- Messaggero reports bank mulling $16 billon cash-and-stock bid
- Intesa also mulls ‘international partnerships’ for growth
Intesa Sanpaolo SpA said it’s considering a merger with Assicurazioni Generali SpA, a deal that would reshape Italy’s financial industry by combining its second-biggest bank with the largest insurer.
“Possible industrial combinations with Assicurazioni Generali are currently being examined by the bank’s management,” Intesa said in a statement late Tuesday. “The bank is interested in industrial growth in the areas of asset management, private banking and insurance in synergy with its banking networks, including through possible international partnerships.”
Intesa broke its silence after three days of reports in the Italian press said the bank was preparing an offer, possibly dividing the insurer’s operations with Germany’s Allianz SE. While Generali’s stock surged, Intesa’s slumped amid skepticism from analysts and investors about the merits of a merger. Representatives for Generali and Allianz declined to comment on Intesa’s statement.
The main option being reviewed is an offer of 3 billion euros ($3.2 billion) of cash and 12 billion euros of stock for 60 percent of Generali, il Messaggero reported on Wednesday. Generali has a market value of about 24 billion euros, more than half of Intesa’s own capitalization.
Generali rose as much as 3.8 percent in Milan trading and was up 1.8 percent as of 10:16 a.m., following gains of 3.9 percent and 8.2 percent in the previous two days. Intesa fell 3.1 percent, extending a string of losses this week.
“Though we will keep an open mind, this rumored merger seems inconsistent with the company’s previously announced strategic plans,” David Herro, the Chicago-based chief investment officer at Harris Associates, said before Intesa’s statement. He said his company owns about 2.8 percent of the bank.
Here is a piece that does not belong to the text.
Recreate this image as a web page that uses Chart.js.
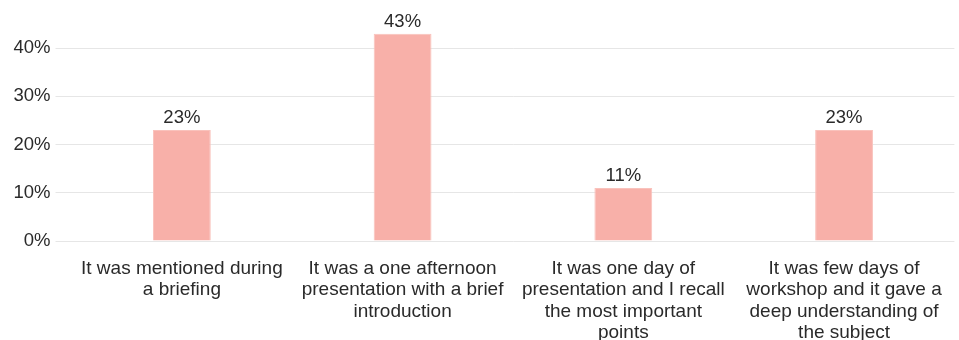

Consob, the Italian stock market regulator, is gathering executives from Intesa and Generali on Wednesday and Thursday, people familiar with the matter said before Intesa’s statement. Executives from UniCredit SpA, Italy’s largest bank, were summoned amid reports their firm may be involved, the people said.
Generali purchased 3 percent of Intesa on Monday in a defensive measure would prevent the bank from accumulating voting rights in the insurer without making a bid for majority control. Intesa may not immediately make a bid after Generali’s stock purchase complicated the plan, according to a person with knowledge of the matter. A lack of clarity on bank capital rules may also hold up any offer, the person said.
Intesa is being advised by UBS Group AG on a possible deal with Generali, the person said. Another adviser such as Goldman Sachs Group Inc. may be added, Messaggero reported.
The deal may be a politically driven initiative to create an Italian financial champion to fend off a foreign predator for Generali, according to Fabrizio Spagna, managing director at Axia Financial Research in Padua, Italy. French insurance giant Axa SA has also been mentioned in the Italian press as an interested party.
Buying a large competitor isn’t part of Axa’s strategy, CEO Thomas Buberl said at a conference on Wednesday, according to dpa-AFX. That reiterates what he said in October. An Axa spokesman declined to comment by phone.
“It’s hard to justify such a deal on an industrial perspective, considering it will add complexity and may erode capital,” Spagna said by phone.
To see a Q&A on Generali and its potential acquirers, click here.
Generali has 76,000 employees and operates in more than 60 countries. Like other European insurers, it’s struggling to boost profitability as investment returns fall and competition increases. Philippe Donnet, who became chief executive officer in March, is cutting costs and focusing on cash generation and the retail business to improve returns.
Since Donnet took over, investment chief Nikhil Srinivasan has left the company and will be replaced by Tim Ryan. Generali may name head of corporate finance Luigi Lubelli as chief financial officer, replacing Alberto Minali, Messaggero reported.